Problem description: Using the material below, repeat exactly the lines from the one with "Emit a component" through the one with "const secondResFit = [4.5, 11.0];", ends included, without any images.

┄┄┄┄┄┄┄┄┄┄

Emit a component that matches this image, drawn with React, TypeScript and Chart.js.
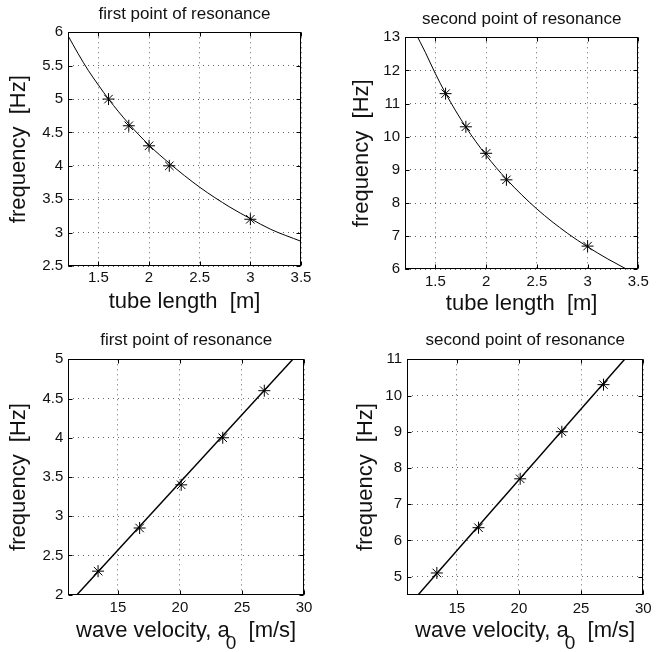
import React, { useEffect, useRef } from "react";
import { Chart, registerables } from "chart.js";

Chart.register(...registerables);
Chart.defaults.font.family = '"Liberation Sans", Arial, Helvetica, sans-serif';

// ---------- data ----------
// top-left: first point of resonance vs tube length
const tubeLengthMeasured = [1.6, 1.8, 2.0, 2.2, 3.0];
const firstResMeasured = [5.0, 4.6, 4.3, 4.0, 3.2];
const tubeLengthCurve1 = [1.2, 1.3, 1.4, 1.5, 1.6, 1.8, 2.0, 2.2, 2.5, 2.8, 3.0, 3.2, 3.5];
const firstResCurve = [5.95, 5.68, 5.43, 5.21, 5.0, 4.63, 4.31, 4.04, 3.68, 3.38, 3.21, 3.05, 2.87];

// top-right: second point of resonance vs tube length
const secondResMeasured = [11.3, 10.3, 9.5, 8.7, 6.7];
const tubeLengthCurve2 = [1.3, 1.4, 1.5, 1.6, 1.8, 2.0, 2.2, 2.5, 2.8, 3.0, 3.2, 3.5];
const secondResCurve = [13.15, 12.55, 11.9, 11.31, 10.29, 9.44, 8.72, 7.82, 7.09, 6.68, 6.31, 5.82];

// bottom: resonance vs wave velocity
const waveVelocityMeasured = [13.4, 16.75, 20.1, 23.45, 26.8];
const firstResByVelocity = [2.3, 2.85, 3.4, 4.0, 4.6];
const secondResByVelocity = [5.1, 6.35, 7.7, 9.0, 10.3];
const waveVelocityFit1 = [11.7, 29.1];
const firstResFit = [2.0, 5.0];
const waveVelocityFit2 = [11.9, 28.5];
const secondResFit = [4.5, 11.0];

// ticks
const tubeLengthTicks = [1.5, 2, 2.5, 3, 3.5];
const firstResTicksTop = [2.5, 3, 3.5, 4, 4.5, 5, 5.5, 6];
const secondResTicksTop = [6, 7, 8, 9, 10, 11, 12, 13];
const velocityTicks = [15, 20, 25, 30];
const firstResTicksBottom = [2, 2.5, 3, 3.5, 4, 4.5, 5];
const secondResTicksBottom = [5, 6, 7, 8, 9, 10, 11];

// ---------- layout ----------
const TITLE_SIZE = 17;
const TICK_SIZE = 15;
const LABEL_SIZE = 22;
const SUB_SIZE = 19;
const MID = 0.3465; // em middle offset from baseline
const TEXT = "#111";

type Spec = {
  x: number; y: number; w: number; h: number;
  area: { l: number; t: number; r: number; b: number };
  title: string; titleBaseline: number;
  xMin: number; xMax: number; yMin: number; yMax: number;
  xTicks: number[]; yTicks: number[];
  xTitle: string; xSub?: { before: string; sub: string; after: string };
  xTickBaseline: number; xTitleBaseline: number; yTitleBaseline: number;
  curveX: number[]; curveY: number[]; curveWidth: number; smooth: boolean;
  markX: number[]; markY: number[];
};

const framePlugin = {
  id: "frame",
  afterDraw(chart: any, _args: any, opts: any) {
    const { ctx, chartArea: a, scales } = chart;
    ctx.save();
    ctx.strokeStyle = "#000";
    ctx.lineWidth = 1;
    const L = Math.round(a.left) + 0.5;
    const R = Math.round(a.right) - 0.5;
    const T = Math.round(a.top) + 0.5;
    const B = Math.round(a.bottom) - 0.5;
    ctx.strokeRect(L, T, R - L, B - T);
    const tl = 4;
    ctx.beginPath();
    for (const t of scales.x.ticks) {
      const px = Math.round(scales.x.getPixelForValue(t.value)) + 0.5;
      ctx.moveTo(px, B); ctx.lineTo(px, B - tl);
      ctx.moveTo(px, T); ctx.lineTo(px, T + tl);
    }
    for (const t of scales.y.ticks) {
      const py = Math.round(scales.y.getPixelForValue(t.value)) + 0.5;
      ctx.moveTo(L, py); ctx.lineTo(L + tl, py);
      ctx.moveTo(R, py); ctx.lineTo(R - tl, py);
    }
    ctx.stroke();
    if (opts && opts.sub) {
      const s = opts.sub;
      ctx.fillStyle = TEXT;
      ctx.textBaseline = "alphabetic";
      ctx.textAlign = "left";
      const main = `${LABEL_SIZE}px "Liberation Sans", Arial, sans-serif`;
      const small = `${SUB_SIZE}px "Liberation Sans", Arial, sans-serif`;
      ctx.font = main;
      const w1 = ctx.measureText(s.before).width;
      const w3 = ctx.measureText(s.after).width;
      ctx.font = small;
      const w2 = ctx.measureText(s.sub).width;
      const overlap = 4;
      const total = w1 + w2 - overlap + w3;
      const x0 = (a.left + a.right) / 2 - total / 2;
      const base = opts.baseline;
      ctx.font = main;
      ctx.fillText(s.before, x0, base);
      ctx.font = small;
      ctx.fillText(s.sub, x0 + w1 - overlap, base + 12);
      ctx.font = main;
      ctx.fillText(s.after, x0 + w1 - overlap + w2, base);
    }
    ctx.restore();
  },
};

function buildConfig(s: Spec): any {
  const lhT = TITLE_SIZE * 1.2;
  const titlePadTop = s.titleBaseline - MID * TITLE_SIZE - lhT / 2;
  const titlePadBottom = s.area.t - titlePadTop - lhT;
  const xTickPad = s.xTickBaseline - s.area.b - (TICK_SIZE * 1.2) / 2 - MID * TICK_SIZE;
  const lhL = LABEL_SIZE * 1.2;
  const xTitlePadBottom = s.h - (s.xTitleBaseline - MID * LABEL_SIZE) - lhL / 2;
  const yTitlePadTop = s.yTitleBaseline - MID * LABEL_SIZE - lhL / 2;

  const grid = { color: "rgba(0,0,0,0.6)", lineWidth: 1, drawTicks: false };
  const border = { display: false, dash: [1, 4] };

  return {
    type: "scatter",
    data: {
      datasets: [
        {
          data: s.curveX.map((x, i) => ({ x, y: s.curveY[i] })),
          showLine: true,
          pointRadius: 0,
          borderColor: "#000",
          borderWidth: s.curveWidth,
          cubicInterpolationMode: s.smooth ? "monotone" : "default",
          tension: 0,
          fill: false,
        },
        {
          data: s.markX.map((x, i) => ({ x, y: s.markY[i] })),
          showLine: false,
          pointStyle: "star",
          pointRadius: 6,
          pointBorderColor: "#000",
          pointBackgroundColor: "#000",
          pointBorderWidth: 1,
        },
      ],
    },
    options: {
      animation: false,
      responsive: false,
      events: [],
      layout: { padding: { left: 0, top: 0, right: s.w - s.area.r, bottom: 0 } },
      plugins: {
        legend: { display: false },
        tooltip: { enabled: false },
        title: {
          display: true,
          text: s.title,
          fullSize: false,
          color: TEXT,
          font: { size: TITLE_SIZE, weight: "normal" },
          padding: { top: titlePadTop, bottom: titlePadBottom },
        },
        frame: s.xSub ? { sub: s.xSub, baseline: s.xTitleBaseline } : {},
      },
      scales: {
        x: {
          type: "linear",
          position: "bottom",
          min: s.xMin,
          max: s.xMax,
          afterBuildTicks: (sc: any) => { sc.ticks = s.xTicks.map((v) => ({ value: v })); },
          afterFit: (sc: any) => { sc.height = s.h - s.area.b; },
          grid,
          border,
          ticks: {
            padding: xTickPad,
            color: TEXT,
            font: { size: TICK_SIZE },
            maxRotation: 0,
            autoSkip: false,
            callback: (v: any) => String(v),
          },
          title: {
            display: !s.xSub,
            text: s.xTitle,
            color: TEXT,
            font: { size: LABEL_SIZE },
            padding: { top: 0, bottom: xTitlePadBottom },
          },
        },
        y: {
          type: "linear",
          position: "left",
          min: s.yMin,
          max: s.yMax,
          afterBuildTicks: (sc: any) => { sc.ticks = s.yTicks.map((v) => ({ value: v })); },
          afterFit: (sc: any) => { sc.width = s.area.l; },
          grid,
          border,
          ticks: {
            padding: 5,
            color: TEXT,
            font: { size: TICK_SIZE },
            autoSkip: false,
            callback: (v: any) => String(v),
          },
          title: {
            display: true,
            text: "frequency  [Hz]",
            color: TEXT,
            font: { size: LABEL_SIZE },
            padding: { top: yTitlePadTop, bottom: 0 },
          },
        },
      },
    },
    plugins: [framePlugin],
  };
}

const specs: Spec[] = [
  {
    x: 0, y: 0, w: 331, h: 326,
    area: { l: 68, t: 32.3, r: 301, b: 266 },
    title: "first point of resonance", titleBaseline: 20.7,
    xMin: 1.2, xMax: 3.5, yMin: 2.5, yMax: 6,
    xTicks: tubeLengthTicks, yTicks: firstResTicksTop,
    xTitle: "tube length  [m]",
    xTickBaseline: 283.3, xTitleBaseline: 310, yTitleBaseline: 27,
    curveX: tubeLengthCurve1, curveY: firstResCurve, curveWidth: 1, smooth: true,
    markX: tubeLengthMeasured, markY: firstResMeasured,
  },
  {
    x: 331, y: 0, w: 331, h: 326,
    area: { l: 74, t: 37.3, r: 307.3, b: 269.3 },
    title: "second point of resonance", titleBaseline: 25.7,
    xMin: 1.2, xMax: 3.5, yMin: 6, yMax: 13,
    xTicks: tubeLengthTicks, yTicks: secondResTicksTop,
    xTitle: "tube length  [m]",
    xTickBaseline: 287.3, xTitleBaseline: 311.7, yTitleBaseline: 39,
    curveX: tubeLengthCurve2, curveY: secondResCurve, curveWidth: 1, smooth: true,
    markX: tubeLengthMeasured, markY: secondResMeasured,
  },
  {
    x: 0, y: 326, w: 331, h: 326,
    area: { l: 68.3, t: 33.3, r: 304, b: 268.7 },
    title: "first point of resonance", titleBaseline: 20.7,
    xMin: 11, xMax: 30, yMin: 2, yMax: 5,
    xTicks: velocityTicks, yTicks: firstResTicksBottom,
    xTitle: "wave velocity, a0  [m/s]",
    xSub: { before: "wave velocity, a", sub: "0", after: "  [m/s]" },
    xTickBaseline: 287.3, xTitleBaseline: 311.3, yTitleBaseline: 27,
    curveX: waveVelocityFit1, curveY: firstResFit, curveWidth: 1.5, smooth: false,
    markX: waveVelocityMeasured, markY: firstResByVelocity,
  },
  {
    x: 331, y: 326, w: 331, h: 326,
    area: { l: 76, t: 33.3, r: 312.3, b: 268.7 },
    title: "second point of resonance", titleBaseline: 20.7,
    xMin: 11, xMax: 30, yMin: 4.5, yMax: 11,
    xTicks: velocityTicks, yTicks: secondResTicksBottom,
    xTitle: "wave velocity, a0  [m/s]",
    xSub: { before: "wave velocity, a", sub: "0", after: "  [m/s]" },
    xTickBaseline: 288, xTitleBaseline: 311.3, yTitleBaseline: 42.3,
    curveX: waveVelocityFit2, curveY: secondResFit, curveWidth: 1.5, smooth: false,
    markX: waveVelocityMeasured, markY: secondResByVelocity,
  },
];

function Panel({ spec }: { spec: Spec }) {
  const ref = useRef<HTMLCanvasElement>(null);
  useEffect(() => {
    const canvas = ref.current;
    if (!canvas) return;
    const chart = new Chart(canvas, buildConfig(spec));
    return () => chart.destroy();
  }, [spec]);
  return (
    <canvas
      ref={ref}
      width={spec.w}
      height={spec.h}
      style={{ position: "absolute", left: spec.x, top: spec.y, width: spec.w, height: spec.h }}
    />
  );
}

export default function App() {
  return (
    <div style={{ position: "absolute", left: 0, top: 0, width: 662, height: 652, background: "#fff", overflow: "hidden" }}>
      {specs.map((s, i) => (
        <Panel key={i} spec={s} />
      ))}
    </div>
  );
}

┄┄┄┄┄┄┄┄┄┄

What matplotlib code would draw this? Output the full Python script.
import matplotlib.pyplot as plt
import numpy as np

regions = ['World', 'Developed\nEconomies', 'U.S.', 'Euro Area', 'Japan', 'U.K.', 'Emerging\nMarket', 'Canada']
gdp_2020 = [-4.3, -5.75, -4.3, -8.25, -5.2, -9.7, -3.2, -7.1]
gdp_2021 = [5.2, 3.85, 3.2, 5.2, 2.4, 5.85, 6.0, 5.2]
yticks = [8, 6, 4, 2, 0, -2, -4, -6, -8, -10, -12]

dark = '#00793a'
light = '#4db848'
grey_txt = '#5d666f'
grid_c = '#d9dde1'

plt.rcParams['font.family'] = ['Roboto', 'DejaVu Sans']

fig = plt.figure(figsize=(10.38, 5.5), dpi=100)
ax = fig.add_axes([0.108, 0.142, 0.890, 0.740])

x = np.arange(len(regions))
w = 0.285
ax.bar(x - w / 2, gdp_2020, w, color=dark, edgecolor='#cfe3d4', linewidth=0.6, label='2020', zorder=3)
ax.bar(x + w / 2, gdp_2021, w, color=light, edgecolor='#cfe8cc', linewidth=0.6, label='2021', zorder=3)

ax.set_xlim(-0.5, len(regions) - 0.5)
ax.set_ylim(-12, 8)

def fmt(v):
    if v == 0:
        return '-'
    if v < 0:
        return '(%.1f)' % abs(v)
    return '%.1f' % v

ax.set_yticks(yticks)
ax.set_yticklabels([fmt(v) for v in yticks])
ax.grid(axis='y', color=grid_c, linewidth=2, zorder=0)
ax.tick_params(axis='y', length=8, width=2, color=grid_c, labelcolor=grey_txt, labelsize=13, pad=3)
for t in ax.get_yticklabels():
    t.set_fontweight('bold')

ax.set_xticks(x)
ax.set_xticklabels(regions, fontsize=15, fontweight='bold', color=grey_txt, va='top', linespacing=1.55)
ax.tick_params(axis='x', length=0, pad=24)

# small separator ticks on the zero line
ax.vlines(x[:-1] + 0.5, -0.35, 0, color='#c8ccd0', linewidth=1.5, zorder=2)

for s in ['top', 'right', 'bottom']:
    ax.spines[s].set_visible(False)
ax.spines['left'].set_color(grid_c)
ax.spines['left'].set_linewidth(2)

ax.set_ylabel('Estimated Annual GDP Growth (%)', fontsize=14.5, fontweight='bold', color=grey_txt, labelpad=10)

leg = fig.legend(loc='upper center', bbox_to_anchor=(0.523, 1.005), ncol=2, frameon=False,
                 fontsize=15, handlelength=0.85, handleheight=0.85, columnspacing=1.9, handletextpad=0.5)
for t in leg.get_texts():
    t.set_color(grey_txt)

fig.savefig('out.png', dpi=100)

┄┄┄┄┄┄┄┄┄┄

Task output:
Emit a component that matches this image, drawn with React, TypeScript and Chart.js.
import React, { useEffect, useRef } from "react";
import { Chart, registerables } from "chart.js";

Chart.register(...registerables);
Chart.defaults.font.family = '"Liberation Sans", Arial, Helvetica, sans-serif';

// ---------- data ----------
// top-left: first point of resonance vs tube length
const tubeLengthMeasured = [1.6, 1.8, 2.0, 2.2, 3.0];
const firstResMeasured = [5.0, 4.6, 4.3, 4.0, 3.2];
const tubeLengthCurve1 = [1.2, 1.3, 1.4, 1.5, 1.6, 1.8, 2.0, 2.2, 2.5, 2.8, 3.0, 3.2, 3.5];
const firstResCurve = [5.95, 5.68, 5.43, 5.21, 5.0, 4.63, 4.31, 4.04, 3.68, 3.38, 3.21, 3.05, 2.87];

// top-right: second point of resonance vs tube length
const secondResMeasured = [11.3, 10.3, 9.5, 8.7, 6.7];
const tubeLengthCurve2 = [1.3, 1.4, 1.5, 1.6, 1.8, 2.0, 2.2, 2.5, 2.8, 3.0, 3.2, 3.5];
const secondResCurve = [13.15, 12.55, 11.9, 11.31, 10.29, 9.44, 8.72, 7.82, 7.09, 6.68, 6.31, 5.82];

// bottom: resonance vs wave velocity
const waveVelocityMeasured = [13.4, 16.75, 20.1, 23.45, 26.8];
const firstResByVelocity = [2.3, 2.85, 3.4, 4.0, 4.6];
const secondResByVelocity = [5.1, 6.35, 7.7, 9.0, 10.3];
const waveVelocityFit1 = [11.7, 29.1];
const firstResFit = [2.0, 5.0];
const waveVelocityFit2 = [11.9, 28.5];
const secondResFit = [4.5, 11.0];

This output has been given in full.